- _WHAT IS EXPECTED_
Give back exactly the lines running from the line that holds "Write a Python" through the line that holds "63.1, 63.5, 64.0, 66.5, 68.6, 71.0, 73.9, 78.6]", ends included, and no other lines.

- _MATERIALS PROVIDED_
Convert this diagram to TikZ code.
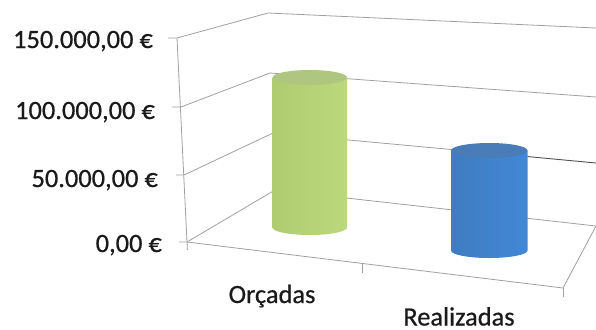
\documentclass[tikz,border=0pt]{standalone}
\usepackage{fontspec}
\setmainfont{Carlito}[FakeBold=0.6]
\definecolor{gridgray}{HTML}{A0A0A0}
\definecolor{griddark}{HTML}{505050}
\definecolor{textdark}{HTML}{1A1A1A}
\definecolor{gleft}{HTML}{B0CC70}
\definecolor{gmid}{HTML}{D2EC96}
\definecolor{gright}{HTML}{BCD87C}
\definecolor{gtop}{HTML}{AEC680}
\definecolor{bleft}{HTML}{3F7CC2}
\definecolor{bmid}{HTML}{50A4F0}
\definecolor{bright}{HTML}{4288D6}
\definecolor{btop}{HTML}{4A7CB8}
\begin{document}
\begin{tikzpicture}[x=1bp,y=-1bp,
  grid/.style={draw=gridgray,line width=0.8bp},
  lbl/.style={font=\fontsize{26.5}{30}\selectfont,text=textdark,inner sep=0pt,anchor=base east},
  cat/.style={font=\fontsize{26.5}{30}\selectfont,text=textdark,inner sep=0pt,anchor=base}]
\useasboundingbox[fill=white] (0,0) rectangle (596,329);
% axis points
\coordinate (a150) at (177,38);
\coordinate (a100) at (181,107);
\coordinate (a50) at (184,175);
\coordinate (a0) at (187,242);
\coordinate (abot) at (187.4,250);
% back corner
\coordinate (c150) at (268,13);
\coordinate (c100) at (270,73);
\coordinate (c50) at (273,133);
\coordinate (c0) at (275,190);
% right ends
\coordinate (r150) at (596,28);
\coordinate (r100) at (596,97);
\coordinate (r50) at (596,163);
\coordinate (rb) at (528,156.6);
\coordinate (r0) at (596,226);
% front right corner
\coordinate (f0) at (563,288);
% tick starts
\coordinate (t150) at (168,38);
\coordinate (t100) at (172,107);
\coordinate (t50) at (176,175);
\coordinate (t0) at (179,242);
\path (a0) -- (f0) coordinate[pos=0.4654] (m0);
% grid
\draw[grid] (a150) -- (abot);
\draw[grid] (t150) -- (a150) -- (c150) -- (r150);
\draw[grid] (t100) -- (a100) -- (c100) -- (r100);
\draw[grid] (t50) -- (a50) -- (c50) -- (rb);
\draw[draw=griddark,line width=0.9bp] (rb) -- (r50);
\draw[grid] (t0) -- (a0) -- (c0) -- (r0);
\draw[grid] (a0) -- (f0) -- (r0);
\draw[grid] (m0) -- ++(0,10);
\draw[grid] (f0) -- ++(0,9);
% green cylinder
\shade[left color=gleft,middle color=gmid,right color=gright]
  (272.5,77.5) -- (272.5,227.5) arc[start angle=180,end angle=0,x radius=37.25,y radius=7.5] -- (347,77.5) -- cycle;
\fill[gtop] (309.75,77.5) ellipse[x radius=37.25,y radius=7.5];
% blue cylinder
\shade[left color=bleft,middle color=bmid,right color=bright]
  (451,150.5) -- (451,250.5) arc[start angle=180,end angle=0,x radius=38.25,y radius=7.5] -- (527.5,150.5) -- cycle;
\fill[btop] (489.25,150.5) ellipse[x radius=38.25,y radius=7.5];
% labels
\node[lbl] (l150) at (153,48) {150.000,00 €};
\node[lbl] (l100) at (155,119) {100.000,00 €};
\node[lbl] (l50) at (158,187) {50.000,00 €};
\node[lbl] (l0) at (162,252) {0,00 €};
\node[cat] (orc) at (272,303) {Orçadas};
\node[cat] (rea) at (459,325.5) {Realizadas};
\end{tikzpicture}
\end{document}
---
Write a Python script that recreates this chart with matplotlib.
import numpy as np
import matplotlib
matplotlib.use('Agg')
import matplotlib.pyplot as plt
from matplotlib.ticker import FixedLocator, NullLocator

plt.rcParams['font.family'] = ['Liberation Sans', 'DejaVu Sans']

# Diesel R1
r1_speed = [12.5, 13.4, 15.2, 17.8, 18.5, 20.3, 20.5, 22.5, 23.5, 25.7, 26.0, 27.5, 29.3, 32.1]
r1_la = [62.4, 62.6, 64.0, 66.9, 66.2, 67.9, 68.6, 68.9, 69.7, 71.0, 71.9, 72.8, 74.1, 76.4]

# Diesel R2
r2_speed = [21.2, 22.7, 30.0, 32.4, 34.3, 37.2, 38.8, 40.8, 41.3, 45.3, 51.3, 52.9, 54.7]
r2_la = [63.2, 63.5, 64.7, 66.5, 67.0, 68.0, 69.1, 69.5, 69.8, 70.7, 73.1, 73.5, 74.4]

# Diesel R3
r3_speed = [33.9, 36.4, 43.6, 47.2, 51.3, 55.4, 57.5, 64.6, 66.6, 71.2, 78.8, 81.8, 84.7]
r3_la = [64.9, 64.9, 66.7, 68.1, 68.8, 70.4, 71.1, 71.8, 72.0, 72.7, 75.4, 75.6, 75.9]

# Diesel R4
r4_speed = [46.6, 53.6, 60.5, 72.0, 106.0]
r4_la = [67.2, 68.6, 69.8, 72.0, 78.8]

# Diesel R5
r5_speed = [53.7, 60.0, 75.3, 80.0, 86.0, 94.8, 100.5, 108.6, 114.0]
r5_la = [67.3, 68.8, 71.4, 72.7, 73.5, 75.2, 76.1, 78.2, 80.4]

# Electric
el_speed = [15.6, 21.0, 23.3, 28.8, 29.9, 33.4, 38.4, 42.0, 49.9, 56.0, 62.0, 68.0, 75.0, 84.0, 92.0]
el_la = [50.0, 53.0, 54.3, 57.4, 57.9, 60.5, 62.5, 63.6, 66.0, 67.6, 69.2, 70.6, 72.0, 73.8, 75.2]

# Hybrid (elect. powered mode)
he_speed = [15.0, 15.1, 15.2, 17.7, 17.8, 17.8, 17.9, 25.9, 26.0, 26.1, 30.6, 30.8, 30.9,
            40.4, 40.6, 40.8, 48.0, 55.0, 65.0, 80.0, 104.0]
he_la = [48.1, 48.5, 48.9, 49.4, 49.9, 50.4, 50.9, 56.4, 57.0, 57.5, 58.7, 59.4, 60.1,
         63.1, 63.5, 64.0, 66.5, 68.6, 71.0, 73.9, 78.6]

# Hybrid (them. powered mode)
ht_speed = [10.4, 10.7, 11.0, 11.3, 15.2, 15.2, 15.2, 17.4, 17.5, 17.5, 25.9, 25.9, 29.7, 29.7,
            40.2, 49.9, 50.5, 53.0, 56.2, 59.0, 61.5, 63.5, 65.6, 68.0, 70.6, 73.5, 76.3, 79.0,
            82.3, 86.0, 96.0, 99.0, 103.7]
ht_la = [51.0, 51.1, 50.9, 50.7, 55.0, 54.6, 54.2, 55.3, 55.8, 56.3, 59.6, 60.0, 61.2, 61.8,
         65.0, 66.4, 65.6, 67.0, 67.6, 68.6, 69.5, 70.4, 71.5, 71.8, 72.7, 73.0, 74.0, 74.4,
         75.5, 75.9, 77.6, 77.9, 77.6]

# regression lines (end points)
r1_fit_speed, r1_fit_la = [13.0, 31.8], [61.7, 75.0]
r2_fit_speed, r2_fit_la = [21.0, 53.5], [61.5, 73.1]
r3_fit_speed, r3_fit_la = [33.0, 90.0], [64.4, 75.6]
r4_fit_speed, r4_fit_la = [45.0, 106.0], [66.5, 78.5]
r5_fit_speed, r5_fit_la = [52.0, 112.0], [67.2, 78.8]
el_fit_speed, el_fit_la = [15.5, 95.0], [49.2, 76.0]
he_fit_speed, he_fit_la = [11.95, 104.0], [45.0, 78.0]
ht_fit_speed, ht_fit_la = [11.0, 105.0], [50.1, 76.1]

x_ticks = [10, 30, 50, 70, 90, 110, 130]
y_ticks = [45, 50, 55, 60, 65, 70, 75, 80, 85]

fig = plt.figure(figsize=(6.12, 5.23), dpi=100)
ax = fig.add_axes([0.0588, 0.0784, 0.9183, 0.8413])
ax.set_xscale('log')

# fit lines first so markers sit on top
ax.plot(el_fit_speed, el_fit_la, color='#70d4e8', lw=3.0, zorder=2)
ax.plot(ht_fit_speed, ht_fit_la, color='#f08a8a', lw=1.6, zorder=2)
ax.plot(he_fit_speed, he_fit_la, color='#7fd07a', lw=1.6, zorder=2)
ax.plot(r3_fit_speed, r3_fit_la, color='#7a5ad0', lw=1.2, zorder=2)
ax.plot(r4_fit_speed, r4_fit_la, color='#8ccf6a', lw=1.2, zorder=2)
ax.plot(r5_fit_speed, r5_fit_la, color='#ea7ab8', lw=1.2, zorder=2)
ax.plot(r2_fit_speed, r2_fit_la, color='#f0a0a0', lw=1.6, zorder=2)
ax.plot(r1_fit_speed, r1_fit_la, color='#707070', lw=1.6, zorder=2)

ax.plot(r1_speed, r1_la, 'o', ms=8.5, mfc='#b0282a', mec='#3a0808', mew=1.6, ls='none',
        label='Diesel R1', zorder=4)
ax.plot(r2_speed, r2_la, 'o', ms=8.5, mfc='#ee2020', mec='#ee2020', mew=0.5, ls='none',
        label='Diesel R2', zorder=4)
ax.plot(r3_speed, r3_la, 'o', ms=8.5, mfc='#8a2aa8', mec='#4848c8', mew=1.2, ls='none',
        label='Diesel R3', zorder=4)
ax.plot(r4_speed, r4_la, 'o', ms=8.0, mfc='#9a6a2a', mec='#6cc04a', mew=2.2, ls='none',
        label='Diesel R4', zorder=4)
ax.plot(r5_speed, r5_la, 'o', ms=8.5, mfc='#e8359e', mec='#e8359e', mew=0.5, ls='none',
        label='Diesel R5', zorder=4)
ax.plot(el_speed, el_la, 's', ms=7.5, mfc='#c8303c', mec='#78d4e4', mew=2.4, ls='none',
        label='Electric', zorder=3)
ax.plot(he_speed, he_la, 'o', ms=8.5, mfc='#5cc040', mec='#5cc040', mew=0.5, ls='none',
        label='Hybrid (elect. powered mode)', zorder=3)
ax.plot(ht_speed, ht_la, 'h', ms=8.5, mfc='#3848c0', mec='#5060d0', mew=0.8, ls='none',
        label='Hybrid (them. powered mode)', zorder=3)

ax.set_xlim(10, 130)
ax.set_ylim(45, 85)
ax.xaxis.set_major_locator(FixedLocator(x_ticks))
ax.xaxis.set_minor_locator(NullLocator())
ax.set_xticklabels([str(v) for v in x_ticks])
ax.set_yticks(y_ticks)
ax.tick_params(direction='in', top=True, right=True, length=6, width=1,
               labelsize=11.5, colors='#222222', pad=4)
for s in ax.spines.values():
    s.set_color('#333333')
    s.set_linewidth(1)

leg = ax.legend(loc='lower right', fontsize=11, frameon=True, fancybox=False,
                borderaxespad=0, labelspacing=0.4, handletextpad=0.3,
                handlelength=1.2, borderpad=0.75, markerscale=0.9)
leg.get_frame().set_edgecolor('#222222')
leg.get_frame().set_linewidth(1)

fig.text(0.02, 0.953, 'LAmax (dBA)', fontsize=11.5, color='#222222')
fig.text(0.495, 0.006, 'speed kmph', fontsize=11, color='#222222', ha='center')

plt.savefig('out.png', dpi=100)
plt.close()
* * *
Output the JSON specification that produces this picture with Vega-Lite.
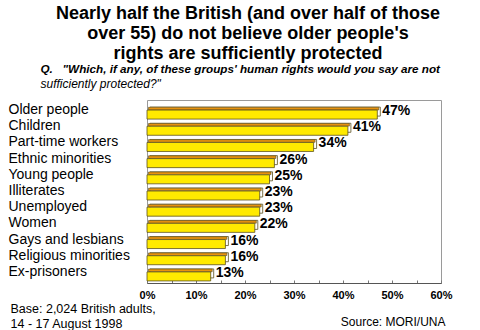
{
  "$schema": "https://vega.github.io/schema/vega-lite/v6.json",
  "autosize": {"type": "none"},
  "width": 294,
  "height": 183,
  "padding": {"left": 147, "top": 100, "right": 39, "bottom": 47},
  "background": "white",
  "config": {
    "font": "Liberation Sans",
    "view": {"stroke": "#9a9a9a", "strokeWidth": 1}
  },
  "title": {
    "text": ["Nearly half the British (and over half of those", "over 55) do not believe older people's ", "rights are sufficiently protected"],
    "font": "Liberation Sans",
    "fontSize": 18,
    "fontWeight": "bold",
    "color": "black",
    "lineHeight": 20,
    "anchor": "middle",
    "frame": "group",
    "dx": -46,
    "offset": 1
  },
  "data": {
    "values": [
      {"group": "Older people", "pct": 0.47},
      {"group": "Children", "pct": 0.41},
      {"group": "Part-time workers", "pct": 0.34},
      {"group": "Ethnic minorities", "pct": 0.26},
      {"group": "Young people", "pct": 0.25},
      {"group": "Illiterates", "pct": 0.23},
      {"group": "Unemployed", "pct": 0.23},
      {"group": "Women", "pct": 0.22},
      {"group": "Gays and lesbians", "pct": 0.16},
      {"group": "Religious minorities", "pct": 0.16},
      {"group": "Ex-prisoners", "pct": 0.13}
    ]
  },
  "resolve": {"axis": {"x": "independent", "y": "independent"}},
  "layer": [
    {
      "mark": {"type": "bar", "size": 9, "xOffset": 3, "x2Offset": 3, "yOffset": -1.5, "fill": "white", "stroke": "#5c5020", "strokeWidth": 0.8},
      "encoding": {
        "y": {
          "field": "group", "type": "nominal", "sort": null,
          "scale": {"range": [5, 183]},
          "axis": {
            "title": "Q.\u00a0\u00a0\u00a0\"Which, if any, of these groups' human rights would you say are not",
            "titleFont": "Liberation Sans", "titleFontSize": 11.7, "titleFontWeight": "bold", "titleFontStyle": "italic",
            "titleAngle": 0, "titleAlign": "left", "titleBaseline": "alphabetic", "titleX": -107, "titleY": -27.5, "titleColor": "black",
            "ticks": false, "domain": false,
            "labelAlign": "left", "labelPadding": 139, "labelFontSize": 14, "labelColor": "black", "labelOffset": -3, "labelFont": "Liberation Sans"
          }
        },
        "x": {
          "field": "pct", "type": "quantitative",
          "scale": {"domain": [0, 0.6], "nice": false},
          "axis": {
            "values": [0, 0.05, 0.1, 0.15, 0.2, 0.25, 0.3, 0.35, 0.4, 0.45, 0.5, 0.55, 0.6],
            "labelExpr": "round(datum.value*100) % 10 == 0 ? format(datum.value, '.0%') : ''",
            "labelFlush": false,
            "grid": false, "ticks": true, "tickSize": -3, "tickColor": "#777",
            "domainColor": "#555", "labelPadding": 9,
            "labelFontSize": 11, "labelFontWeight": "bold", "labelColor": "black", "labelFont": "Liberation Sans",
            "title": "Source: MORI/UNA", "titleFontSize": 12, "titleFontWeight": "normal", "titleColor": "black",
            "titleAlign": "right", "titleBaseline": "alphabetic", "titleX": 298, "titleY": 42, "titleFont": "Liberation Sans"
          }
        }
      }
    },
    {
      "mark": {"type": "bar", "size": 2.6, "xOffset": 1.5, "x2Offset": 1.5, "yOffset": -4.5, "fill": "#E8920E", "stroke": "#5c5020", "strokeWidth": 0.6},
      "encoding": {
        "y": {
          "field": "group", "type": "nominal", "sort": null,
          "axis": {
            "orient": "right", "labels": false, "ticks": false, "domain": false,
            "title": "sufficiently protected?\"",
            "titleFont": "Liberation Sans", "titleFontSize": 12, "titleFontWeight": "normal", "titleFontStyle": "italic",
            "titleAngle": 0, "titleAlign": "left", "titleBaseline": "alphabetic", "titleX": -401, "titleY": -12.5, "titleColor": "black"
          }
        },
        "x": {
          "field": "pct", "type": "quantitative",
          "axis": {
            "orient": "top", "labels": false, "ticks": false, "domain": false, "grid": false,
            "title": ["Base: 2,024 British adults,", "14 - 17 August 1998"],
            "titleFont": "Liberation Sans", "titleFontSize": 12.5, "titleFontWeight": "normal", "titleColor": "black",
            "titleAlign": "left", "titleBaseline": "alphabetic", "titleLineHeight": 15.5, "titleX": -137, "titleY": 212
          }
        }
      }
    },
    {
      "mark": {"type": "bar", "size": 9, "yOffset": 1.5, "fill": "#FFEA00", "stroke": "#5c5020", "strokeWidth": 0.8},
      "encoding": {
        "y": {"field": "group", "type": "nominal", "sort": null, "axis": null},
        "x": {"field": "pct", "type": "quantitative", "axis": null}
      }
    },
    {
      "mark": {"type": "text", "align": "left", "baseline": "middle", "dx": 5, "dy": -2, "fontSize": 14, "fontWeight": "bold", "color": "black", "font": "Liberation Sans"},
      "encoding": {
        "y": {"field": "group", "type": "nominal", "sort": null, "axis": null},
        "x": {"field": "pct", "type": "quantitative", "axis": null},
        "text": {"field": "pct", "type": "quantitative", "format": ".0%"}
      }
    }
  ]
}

- _FINISHED TASK_
Write a Python script that recreates this chart with matplotlib.
import numpy as np
import matplotlib
matplotlib.use('Agg')
import matplotlib.pyplot as plt
from matplotlib.ticker import FixedLocator, NullLocator

plt.rcParams['font.family'] = ['Liberation Sans', 'DejaVu Sans']

# Diesel R1
r1_speed = [12.5, 13.4, 15.2, 17.8, 18.5, 20.3, 20.5, 22.5, 23.5, 25.7, 26.0, 27.5, 29.3, 32.1]
r1_la = [62.4, 62.6, 64.0, 66.9, 66.2, 67.9, 68.6, 68.9, 69.7, 71.0, 71.9, 72.8, 74.1, 76.4]

# Diesel R2
r2_speed = [21.2, 22.7, 30.0, 32.4, 34.3, 37.2, 38.8, 40.8, 41.3, 45.3, 51.3, 52.9, 54.7]
r2_la = [63.2, 63.5, 64.7, 66.5, 67.0, 68.0, 69.1, 69.5, 69.8, 70.7, 73.1, 73.5, 74.4]

# Diesel R3
r3_speed = [33.9, 36.4, 43.6, 47.2, 51.3, 55.4, 57.5, 64.6, 66.6, 71.2, 78.8, 81.8, 84.7]
r3_la = [64.9, 64.9, 66.7, 68.1, 68.8, 70.4, 71.1, 71.8, 72.0, 72.7, 75.4, 75.6, 75.9]

# Diesel R4
r4_speed = [46.6, 53.6, 60.5, 72.0, 106.0]
r4_la = [67.2, 68.6, 69.8, 72.0, 78.8]

# Diesel R5
r5_speed = [53.7, 60.0, 75.3, 80.0, 86.0, 94.8, 100.5, 108.6, 114.0]
r5_la = [67.3, 68.8, 71.4, 72.7, 73.5, 75.2, 76.1, 78.2, 80.4]

# Electric
el_speed = [15.6, 21.0, 23.3, 28.8, 29.9, 33.4, 38.4, 42.0, 49.9, 56.0, 62.0, 68.0, 75.0, 84.0, 92.0]
el_la = [50.0, 53.0, 54.3, 57.4, 57.9, 60.5, 62.5, 63.6, 66.0, 67.6, 69.2, 70.6, 72.0, 73.8, 75.2]

# Hybrid (elect. powered mode)
he_speed = [15.0, 15.1, 15.2, 17.7, 17.8, 17.8, 17.9, 25.9, 26.0, 26.1, 30.6, 30.8, 30.9,
            40.4, 40.6, 40.8, 48.0, 55.0, 65.0, 80.0, 104.0]
he_la = [48.1, 48.5, 48.9, 49.4, 49.9, 50.4, 50.9, 56.4, 57.0, 57.5, 58.7, 59.4, 60.1,
         63.1, 63.5, 64.0, 66.5, 68.6, 71.0, 73.9, 78.6]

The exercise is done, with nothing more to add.